Jason Parker

No. 90
- Position: Defensive end

Personal information
- Born: January 23, 1985 (age 41) San Diego, California, U.S.
- Listed height: 6 ft 3 in (1.91 m)
- Listed weight: 258 lb (117 kg)

Career information
- College: Arizona
- NFL draft: 2008: undrafted

Career history
- Kansas City Chiefs (2008)*; Las Vegas Locomotives (2009); California Redwoods (2009); Sacramento Mountain Lions (2010–2012);
- * Offseason or practice squad member only

= Jason Parker (American football) =

American football player (born 1985)

Jason Anthony Parker (born January 23, 1985) is an American former football defensive end for the Sacramento Mountain Lions of the United Football League.
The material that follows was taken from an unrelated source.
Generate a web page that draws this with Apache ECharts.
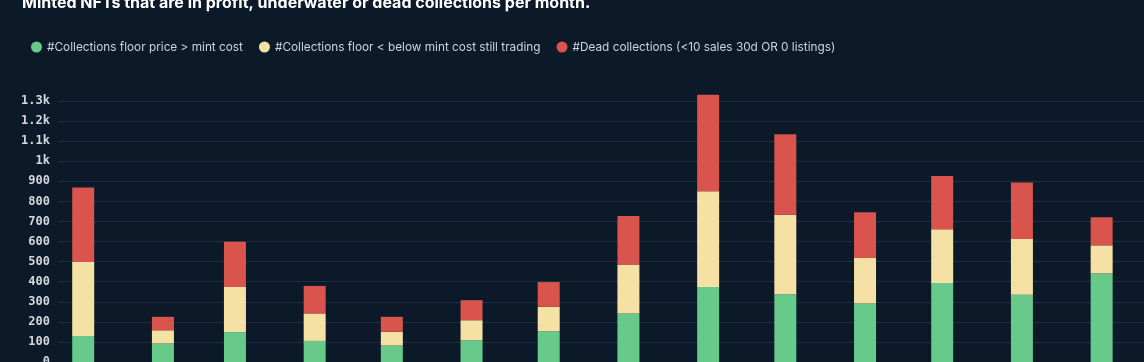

He was signed by the Kansas City Chiefs as an undrafted free agent in 2008. He played college football at Arizona.

==Early life==
Parker prepped at Mission Bay Senior High School in San Diego, California where he played defensive end and tight end.

==College career==
Parker played college football at the University of Arizona.

==Professional career==

===Kansas City Chiefs===
After going undrafted in the 2008 NFL draft, Parker signed with the Kansas City Chiefs as an undrafted free agent. He was waived during final cuts on August 30, only to be re-signed to the team's practice squad on September 2. He was released on October 1.

===California Redwoods===
Parker was signed by the California Redwoods of the United Football League on August 18, 2009.